◆ **Provided data**:
========================================================================

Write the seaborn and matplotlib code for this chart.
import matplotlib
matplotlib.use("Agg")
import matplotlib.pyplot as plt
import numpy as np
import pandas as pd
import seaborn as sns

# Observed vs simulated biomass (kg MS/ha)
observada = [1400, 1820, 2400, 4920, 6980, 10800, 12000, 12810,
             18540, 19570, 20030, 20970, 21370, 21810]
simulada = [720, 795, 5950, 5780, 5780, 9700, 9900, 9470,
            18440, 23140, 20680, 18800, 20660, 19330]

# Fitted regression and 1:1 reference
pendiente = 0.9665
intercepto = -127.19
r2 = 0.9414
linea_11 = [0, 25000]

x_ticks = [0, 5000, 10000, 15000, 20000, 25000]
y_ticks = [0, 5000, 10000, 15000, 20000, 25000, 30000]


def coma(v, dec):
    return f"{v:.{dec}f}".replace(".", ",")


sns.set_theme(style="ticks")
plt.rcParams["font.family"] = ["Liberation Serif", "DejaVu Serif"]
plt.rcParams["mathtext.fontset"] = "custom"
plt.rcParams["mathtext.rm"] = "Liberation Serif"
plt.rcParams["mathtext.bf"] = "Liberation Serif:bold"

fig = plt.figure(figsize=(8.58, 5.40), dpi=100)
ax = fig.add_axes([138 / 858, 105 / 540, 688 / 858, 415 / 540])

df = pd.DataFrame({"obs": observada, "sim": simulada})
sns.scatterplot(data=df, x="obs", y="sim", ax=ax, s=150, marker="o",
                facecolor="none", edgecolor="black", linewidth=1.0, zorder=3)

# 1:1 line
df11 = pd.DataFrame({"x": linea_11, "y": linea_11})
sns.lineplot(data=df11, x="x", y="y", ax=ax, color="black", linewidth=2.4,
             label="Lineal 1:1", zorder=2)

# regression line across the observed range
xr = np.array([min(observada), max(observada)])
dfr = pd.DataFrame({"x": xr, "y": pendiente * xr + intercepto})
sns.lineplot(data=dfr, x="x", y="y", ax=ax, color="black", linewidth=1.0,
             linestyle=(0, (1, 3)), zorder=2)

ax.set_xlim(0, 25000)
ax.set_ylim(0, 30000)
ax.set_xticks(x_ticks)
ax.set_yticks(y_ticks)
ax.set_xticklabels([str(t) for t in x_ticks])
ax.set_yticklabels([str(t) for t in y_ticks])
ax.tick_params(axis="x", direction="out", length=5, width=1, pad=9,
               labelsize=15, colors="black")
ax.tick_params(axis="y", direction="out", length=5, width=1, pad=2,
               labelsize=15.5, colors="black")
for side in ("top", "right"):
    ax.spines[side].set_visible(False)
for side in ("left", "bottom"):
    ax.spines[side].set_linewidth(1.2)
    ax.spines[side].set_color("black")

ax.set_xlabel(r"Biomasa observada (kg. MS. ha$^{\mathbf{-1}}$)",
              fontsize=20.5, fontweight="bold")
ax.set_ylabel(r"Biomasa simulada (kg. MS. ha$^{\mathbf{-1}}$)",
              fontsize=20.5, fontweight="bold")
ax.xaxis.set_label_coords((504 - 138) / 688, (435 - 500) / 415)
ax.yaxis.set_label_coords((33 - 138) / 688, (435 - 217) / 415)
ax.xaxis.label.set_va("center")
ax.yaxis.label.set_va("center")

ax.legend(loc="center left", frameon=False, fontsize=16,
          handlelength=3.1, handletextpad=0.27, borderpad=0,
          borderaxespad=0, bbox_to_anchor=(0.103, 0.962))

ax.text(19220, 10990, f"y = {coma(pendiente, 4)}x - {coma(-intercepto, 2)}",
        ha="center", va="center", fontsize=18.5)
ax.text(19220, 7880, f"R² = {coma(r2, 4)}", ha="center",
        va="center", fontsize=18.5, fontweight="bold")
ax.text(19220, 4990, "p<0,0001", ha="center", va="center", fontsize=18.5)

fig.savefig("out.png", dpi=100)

========================================================================

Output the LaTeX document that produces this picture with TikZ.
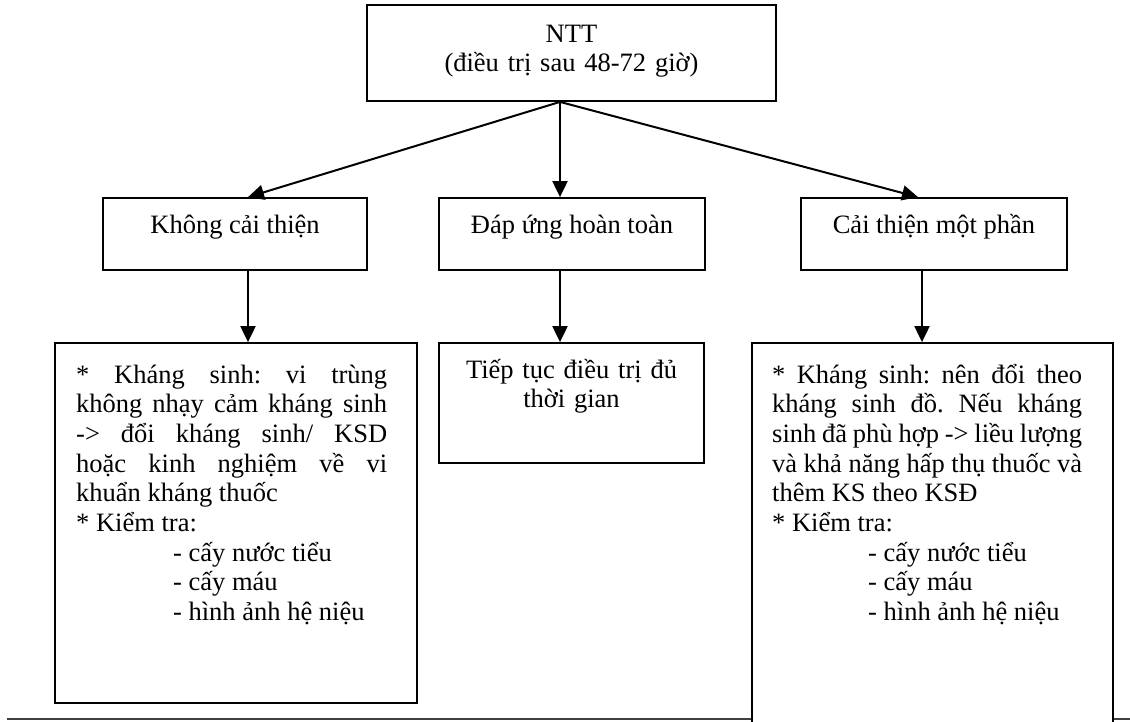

========================================================================

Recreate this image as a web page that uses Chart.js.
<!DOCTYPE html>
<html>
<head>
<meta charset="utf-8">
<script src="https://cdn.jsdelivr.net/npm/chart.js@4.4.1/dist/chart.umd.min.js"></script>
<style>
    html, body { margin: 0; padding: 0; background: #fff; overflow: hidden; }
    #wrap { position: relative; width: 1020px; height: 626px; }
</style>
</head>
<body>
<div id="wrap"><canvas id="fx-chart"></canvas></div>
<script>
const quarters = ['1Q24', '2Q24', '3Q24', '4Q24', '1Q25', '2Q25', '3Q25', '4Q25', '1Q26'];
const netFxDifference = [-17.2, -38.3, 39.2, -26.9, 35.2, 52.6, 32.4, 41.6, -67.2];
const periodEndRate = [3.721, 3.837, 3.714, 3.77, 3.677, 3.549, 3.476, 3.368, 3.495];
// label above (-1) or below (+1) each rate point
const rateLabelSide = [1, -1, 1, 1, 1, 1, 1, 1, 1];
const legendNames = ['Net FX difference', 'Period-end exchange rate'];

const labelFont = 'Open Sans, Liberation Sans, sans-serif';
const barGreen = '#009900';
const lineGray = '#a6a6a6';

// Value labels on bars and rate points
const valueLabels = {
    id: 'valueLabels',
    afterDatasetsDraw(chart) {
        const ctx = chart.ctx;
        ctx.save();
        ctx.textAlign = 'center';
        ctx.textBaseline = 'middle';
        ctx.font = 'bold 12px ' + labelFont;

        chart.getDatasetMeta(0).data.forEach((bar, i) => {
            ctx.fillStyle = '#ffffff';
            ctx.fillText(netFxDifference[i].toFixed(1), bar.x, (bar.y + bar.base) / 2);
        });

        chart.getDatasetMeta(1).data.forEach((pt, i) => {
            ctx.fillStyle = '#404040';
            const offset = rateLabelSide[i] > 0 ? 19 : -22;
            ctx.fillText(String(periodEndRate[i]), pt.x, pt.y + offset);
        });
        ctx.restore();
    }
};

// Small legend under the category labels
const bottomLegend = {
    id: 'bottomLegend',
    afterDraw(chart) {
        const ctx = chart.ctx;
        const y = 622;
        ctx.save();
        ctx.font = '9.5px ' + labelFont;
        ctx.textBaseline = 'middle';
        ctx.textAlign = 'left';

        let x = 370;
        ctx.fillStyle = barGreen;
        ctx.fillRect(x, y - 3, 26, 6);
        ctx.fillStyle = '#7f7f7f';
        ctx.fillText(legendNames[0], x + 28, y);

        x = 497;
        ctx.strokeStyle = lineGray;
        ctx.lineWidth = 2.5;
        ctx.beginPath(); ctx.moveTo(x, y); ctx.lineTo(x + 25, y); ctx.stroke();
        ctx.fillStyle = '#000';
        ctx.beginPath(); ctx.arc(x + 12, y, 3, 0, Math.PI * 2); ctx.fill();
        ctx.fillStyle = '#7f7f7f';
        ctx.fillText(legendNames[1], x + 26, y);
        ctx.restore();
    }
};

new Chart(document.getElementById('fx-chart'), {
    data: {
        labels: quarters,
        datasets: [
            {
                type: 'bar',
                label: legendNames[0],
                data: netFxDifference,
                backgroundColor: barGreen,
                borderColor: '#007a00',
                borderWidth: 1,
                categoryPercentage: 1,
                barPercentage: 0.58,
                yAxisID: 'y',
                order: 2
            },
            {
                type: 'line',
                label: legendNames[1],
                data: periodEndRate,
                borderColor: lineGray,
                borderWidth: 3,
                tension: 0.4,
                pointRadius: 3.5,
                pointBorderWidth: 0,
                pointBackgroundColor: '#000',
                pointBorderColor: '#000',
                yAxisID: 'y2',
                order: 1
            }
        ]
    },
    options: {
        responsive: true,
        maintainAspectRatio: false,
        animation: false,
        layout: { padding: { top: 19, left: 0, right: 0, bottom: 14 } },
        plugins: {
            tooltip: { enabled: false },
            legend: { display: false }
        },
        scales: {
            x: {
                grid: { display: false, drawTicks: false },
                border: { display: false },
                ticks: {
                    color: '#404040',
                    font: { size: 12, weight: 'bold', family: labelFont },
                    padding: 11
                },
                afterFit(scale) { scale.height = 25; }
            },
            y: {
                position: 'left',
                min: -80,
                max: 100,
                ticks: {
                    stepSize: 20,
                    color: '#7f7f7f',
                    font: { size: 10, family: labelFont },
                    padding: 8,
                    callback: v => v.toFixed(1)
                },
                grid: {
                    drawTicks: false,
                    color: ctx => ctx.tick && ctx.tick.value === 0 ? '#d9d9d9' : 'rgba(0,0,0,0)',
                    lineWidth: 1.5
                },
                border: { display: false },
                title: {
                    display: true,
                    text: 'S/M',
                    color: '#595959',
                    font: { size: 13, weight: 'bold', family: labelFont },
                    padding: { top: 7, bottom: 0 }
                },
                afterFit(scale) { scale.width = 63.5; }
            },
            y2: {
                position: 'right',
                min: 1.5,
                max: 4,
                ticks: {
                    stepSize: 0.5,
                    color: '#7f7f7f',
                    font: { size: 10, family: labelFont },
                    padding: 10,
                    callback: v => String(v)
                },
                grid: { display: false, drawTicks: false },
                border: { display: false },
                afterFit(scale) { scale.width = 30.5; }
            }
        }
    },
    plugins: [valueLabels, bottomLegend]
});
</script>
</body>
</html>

========================================================================

◆ **What to produce**: Transcribe the lines beginning at the one that contains "Recreate this image" and ending at the one that contains "const legendNames = ['Net", with nothing added or left out.

◆ **Output of the exercise**:
Recreate this image as a web page that uses Chart.js.
<!DOCTYPE html>
<html>
<head>
<meta charset="utf-8">
<script src="https://cdn.jsdelivr.net/npm/chart.js@4.4.1/dist/chart.umd.min.js"></script>
<style>
    html, body { margin: 0; padding: 0; background: #fff; overflow: hidden; }
    #wrap { position: relative; width: 1020px; height: 626px; }
</style>
</head>
<body>
<div id="wrap"><canvas id="fx-chart"></canvas></div>
<script>
const quarters = ['1Q24', '2Q24', '3Q24', '4Q24', '1Q25', '2Q25', '3Q25', '4Q25', '1Q26'];
const netFxDifference = [-17.2, -38.3, 39.2, -26.9, 35.2, 52.6, 32.4, 41.6, -67.2];
const periodEndRate = [3.721, 3.837, 3.714, 3.77, 3.677, 3.549, 3.476, 3.368, 3.495];
// label above (-1) or below (+1) each rate point
const rateLabelSide = [1, -1, 1, 1, 1, 1, 1, 1, 1];
const legendNames = ['Net FX difference', 'Period-end exchange rate'];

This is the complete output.